Ignazio Cassis doit enfin clarifier sa position sur l’Europe
Soyons sérieux: il faudra bien plus de cent jours au conseiller fédéral Ignazio Cassis pour maîtriser tous les dossiers de la politique étrangère. Qu’il s’agisse de la situation stratégique de la Suisse dans le conflit ukrainien et face aux grandes puissances, de la politique à mener au Moyen-Orient en pleine recomposition, des bouleversements en Asie, des priorités de la coopération au développement, des armes de destruction massive, de la complexité du multilatéralisme, on ne peut attendre que le nouveau venu se forge une opinion propre en quelques semaines. Ce que l’opinion publique est par contre en droit d’exiger, c’est une montée progressive en puissance et un discours cohérent et réfléchi sur l’Europe.
Le délai de cent jours est purement artificiel. Il remonte au temps de Kennedy, qui avait promis non pas d’étudier ses dossiers dans ce laps de temps mais de commencer à réaliser son programme. Les conseillers fédéraux nouvellement élus se prévalent des «cent jours» pour éviter d’avoir à se prononcer prématurément en public sur leurs affaires. Mais cela ne les empêche pas de fonctionner comme membres du collège dès le premier jour.

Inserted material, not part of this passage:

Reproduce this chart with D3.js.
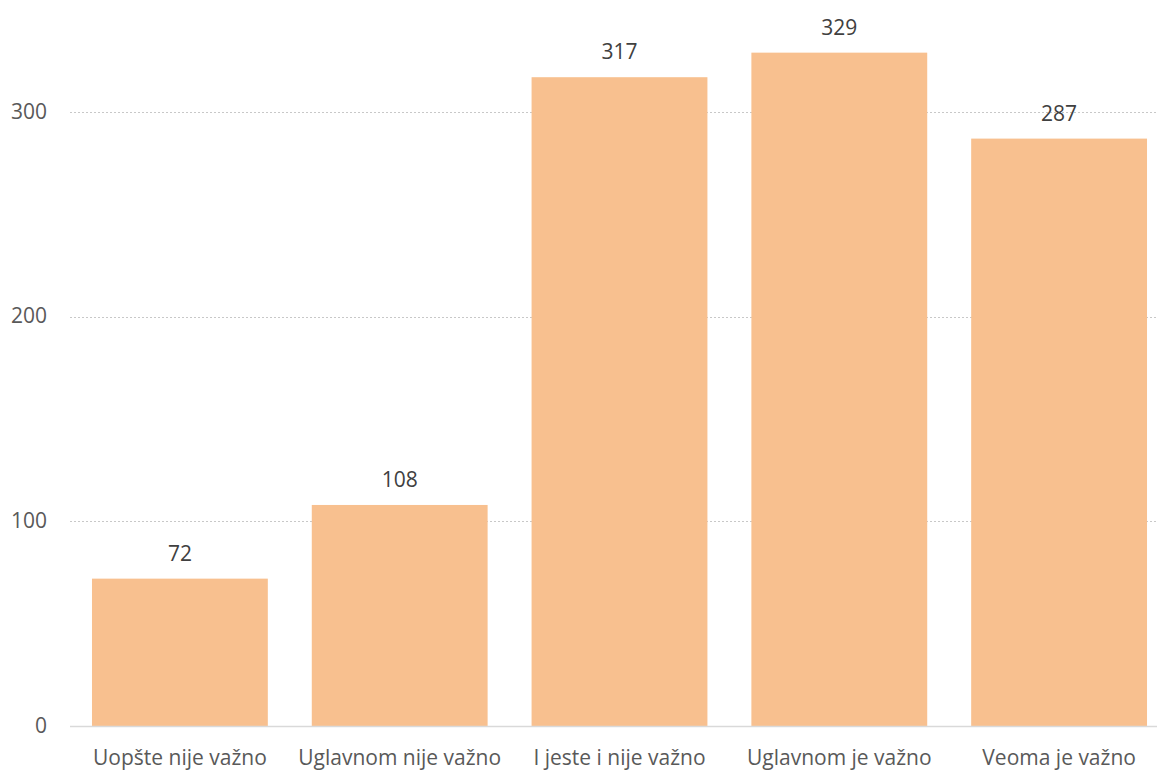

M. Cassis – élu voici un peu plus de cent jours – a lui même centré sa «campagne» pour le Conseil fédéral pendant l’été 2017 sur le thème de l’Europe, où il a fait montre d’un évident manque d’expertise. Avant d’arriver à son bureau, il a multiplié les consultations car il devait être rapidement à jour sur le dossier de la contribution à la cohésion et sur l’accord institutionnel (en vue de la réunion avec les partis et les groupes associés au Conseil fédéral à la Maison de Watteville puis en raison de la visite de Juncker.) Il a préféré se taire, ne pas assumer les positions de son département et laisser la scène à la présidente de la Confédération, Mme Doris Leuthard.
Pour mémoire, quand M. Burkhalter, poussé par ses pairs, a repris le DFAE en 2012, il a présenté en à peine plus d’un mois une «stratégie de politique étrangère 2012-2016» puis l’esquisse d’une proposition sur le règlement institutionnel avec l’UE. Certes, ce n’est pas comparable. M. Burkhalter avait une solide expérience dans un exécutif, il était conseiller fédéral depuis deux ans et s’était familiarisé comme parlementaire avec les dossiers de sécurité et de politique extérieure. Mais surtout, M. Burkhalter, savait ce qu’il se voulait. M. Cassis sait-il ce qu’il se veut dans la question européenne?
Sans doute, le sujet est délicat: non seulement en raison de ses implications à l’extérieur, mais aussi pour ses prolongements à l’interne. En effet, M. Cassis doit se soumettre à fin 2019 à l’épreuve de sa réélection au Conseil fédéral, et il hésite à se couper de ses alliés UDC. Car s’ils lui retiraient leurs suffrages, où trouver les voix manquantes? En tout cas, l’UDC n’a pas eu à se plaindre de la réaction du conseiller fédéral Cassis à la décision de l’UE limitant la durée des équivalences sur les marchés boursiers. En visite à Paris à la fin de l’année puis au Conseil fédéral dont il avait demandé la convocation en séance extraordinaire, le chef du DFAE a laissé libre cours à ses émotions. Il avait raison de protester contre l’attitude inamicale de la Commission, mais il aurait pu s’exprimer dans un langage plus pondéré – l’indignation n’est pas bonne conseillère en diplomatie.
Le récent aveu de Christian Levrat, président du Parti socialiste, reconnaissant s’être trompé sur l’urgence d’aboutir à un accord institutionnel avec l’UE, ouvre une nouvelle perspective. Celle de voir les trois partis gouvernementaux – PLR, PS et PDC – qui ont cahin-caha mis sur pied la solution parlementaire au problème de l’immigration, se retrouver pour sortir de l’impasse la négociation sur l’accord institutionnel. M. Cassis est ainsi mis au défi. S’il ne se décide pas à prendre le taureau par les cornes, le parlement se substituera nolens volens au Conseil fédéral bloqué ou défaillant, comme en 2016. Le temps presse.